Cooking an egg and they didnt even go for plaid, not real Space Balls!
Their magnetic field would increase dramatically if they used a sheet of metal instead of wood to connect the back faces of the magnets
Yeah, I had the same thought too. It would contain the magnetic flux in the metal backing plate and direct it through the magnet pairs, then up through the pan, completing the magnetic circuit.
It would be worth testing. Wouldn’t a ferrous backing plate tend to shunt the magnetic field away from the pan?
Is this setup producing a rotational torque in the pan, like in a squirrel-cage motor?

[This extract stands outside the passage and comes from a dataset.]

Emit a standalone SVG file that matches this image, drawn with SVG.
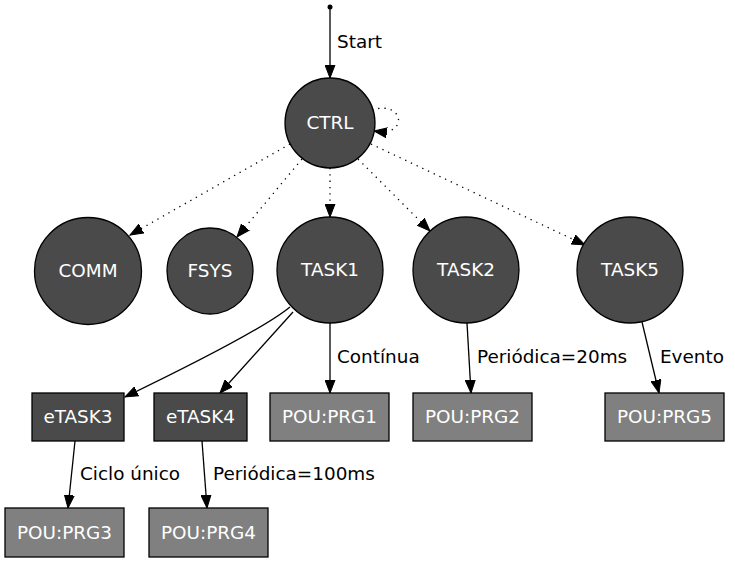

Seems like it would have to. Would be fun to put an aluminum pie plate over it and let it go. Or a glass dish with some ferrofluid. Or salt water
I have to take issue with the statement that induction cooktops are notoriously fussy about cookware. They’ll work with a pretty broad range of material construction. It’s the cooks who are fussy about switching away from their unsuitable pans.
You forgot the frame of reference, which would be a traditional gas or electric range.
It is so much fussier than that, that you can’t even use the same range of pans! Whereas all the things it replaces, you can use whatever pan you want. Even the wood stove we cooked on when I was a lad would work with any of the regular pans, as long as you remember to leave any plastic handles hanging over the side and not directly above the stove.
If there was no frame of reference, I’d agree; blame the tool user not the tool. But here, the other appliance technologies work with all the pans, and only this technology needs special narrowly-defined pans. So it is clearly at least an order of magnitude more fussy than what it replaces, even with fussiness not having an objective value.
The only common method more fussy about pans than an induction stove is a raw campfire with no permanent cooking surface. And it only takes a flat rock to solve the problem.
And more on point, what was the amount of work used?
Are you making fun jokes because you didnt think of this yourselfs?
Think alternator.
It does the same thing.
An alternator with a shorted coil does the same thing! You can tell by the smoke.
Talk to da hand says lord vader in a 96 magnet forcefield crysis suit.